9 thoughts on “5 Essential Learner Outcomes in Art and Technology

  1. O boy.. found this site on plurk.. I had to.. had to.. reply when i saw your 5 learner outcomes. I’m no teacher sir.. a psych grad though but I’d like to throw my two cents in… drat i hate to use cliche’.. anyway…
    stick figures.. I don’t think thats lazy I mean who says art is supposed to be work anyway? At least if its someone who doesn’t plan to use it that way. Second.. I don’t know any lazy 3 year old’s maybe bored, maybe , stick figures probably just make sense they cover the basic idea of the body, usually have most of the parts of the body, at least the ones that mean something to the kids.. In my opinion if they are drawing stick figures it is because they see the important functions of the body as being able to grab, kick, run and play, not look any particular way. Their flexibility may be another reason. To them a stick figure can do anything a human can do.. just as much as a doll, gumby, or dragon. A stick figure is like a place holder for them I would guess. Now as we get older i would say we misplace some of that flexibility and expect realism.

    The clouds in the sky, If the paper is white, and you know their are 2 colors to a normal sky, then well, blue is the way to go :) at least they are putting colors that make sense together. I bet.. if you gave them blue paper.. they would color with white crowns :) Not to say that your not doing a damn good job in making them think by asking them about the clouds.. and maybe challenging their designs.. I’m not protesting just looking at it a bit differently. Maybe the sky isn’t important in what they are trying to portray in their picture… maybe they are just looking for something to take up space at the top… sure their art may not make sense to us.. but that doesn’t mean it doesn’t make sense to them.. and i mean really how different from that pile of garbage in the middle of an art museum that no one understands are the kids drawings? Hard to understand without asking the artist, ridiculous in nature, and the conclusions they expect you to reach totaly unrealistic.

    I wouldn’t call you nitpicky.. not at all but me being a psych grad .. the first thing I want to do is get the kids interpretation of the drawing.. that interests me more then all the doodles in the world.

    p.s Sorry about the spelling, I’m poor at it :)

  2. I think you may have misunderstood the age group where I start expecting certain criteria from my students. If I see a 3 year old draw a stick figure I’ll be giving him or her high praise.

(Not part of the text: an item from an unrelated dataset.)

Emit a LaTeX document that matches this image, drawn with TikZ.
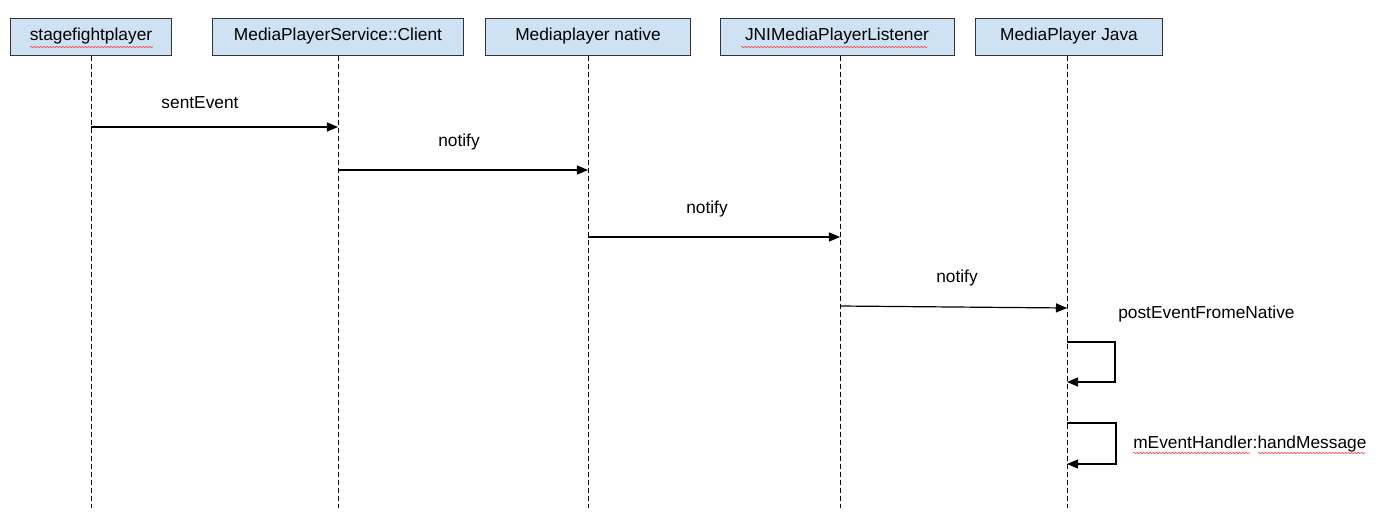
\documentclass[tikz,border=0pt]{standalone}
\usepackage{fontspec}
\setmainfont{Liberation Sans}
\usetikzlibrary{arrows, decorations.pathmorphing}

\definecolor{boxblue}{HTML}{CFE2F3}
\definecolor{boxline}{HTML}{333333}

\begin{document}
\begin{tikzpicture}[x=0.75pt,y=-0.75pt,>=triangle 45,
  actor/.style={draw=boxline,fill=boxblue,line width=0.75pt,inner sep=0pt,
    minimum height=37*0.75pt,font=\fontsize{13}{15}\selectfont},
  life/.style={dash pattern=on 3.75pt off 2.25pt,line width=0.75pt},
  msg/.style={->,line width=0.9pt},
  msglabel/.style={inner sep=0pt,font=\fontsize{13}{15}\selectfont},
  squiggle/.style={red!80,line width=0.4pt,decorate,
    decoration={snake,segment length=2.4pt,amplitude=0.5pt}}]

    \useasboundingbox (0,0) rectangle (1394,525);

    % participants
    \node[actor,minimum width=161*0.75pt] (stage) at (91,36.5) {stagefightplayer};
    \node[actor,minimum width=251*0.75pt] (client) at (338,36.5) {MediaPlayerService::Client};
    \node[actor,minimum width=205*0.75pt] (native) at (588,36.5) {Mediaplayer native};
    \node[actor,minimum width=234*0.75pt] (jni) at (837,36.5) {JNIMediaPlayerListener};
    \node[actor,minimum width=187*0.75pt] (java) at (1069,36.5) {MediaPlayer Java};

    % spell-check marks
    \draw[squiggle] (30,47) -- (153,47);
    \draw[squiggle] (741,47) -- (927,47);
    \draw[squiggle] (1133,453) -- (1250,453);
    \draw[squiggle] (1258,453) -- (1365,453);

    % lifelines
    \coordinate (stagex) at (91,0);
    \coordinate (clientx) at (338,0);
    \coordinate (nativex) at (588,0);
    \coordinate (jnix) at (840,0);
    \coordinate (javax) at (1067,0);
    \foreach \n in {stage,client,native,jni,java}
        \draw[life] (\n x |- \n.south) -- (\n x |- 0,508);

    % messages
    \draw[msg] (stagex |- 0,127) -- (clientx |- 0,127);
    \node[msglabel] (sent) at (200,103) {sentEvent};

    \draw[msg] (clientx |- 0,170) -- (nativex |- 0,170);
    \node[msglabel] (notifya) at (459,142) {notify};

    \draw[msg] (nativex |- 0,237) -- (jnix |- 0,237);
    \node[msglabel] (notifyb) at (707,209) {notify};

    \draw[msg] (jnix |- 0,306) -- (javax |- 0,308);
    \node[msglabel] (notifyc) at (957,278) {notify};

    % self calls
    \coordinate (posta) at (1115,342);
    \coordinate (postb) at (1115,382);
    \draw[msg] (javax |- posta) -- (posta) -- (postb) -- (javax |- postb);
    \node[msglabel,anchor=west] (post) at (1118,314) {postEventFromeNative};

    \coordinate (handa) at (1116,423);
    \coordinate (handb) at (1116,464);
    \draw[msg] (javax |- handa) -- (handa) -- (handb) -- (javax |- handb);
    \node[msglabel,anchor=west] (hand) at (1133,444) {mEventHandler:handMessage};
\end{tikzpicture}
\end{document}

    At very young ages they’re experiencing things for the first time, still learning the basics of hand-eye coordination, and the like. My contention is that once they’ve reached 6th grade they should at least KNOW these things, whether or not they choose to use them in their artwork.

    Art is very much about inspiration and creativity, but at the same time it’s also about observing and knowing the world around you. I have plenty of lessons where creativity is the main goal, but I would be remiss in my duties if I didn’t also cover realism to some (age appropriate) degree.

  3. Trust me on this friend. I have no experience with art teaching or any manner .. and I must have misunderstood the age group. I though you were talking about three year olds :) omg i reread it *slaps head* haha… even so had it been three year olds I wasn’t disagreeing so much as just thinking aloud. I hope i didn’t sound like a jerk.. just trying to start a conversation :)

  4. On the unofficial tech standards I would add:


    Since I teach middle schoolers, I see them not wanting to try something they don’t think they will be good at. I am a teacher half of the time and a cheerleader the other half. All students need to be risk-takers to be the progressive leaders in technology.

  5. Glad you understand. I need to learn to read all those little details.. I so often read books .. or well.. pretty much everything .. for the big picture points.. I have very little attention for any detail that doesn’t cut straight to the heart of a author or artist’s major idea… but sometimes they slip their idea into the cracks… and then i have to go back and reread because i get a feeling i missed something. Unfortunate when a point I missed is the crux of my conversation hahah

  6. “I’ve never seen a blue cloud in a white sky ”
    – just saw nearly a whole class of Year2s (3rd Grade) do exactly this yesterday. Just after they were told specifically not to do that. Go figure!

  7. I think I had you as a teacher back in 2001-2002 at Chopticon High School. I might be wrong, and if so, ignore this. Only, I don’t remember these lessons, in any way, shape or form. But, being the child of two high-school teachers myself, I have to agree that, only in extenuating circumstances, there is no reason for such lack of effort. I mean, maybe it’s just me, but I don’t understand how or why most people are unable to do their stinkin’ job in school and earn praiseworthy grades and find a particular skill in which the learner enjoys. It may be a lack of effort in pushing the kids to their potential, but I get the distinct impression that most parents just don’t know what their own kid is capable of anymore and therefore thinks that pushing them is a losing battle.

  8. You’re right, I used to be your teacher. I remember you using a M:tG card as a straightedge for one of my lessons, but let’s not get too off topic for now. :)

    And no, you wouldn’t remember those lessons – that was only my second year as a full time teacher and, frankly, I was still forming my ideas back then. A lot of what I’d been taught about teaching in college didn’t work, so I was starting from scratch.

    I see your point of view – there are some people who just write kids (and teachers) off as “lost causes” for one reason or another. At the same time, however, many of us have so many requirements heaped upon us (*cough*NLCB*cough*) that we have to pick our battles carefully. In my case art often fell by the wayside since the popular opinion is that the “core” subjects are more important.

    Do many just give up? Yes.

    Could parent involvement with encouraging children make up for what schools don’t have the time or resources for? Of course.

    Alas, not every administrator is going to value a well rounded art (or “insert special interest that encourages young minds here”) program, and not every parent is going to have the time, energy, and motivation to encourage their kids.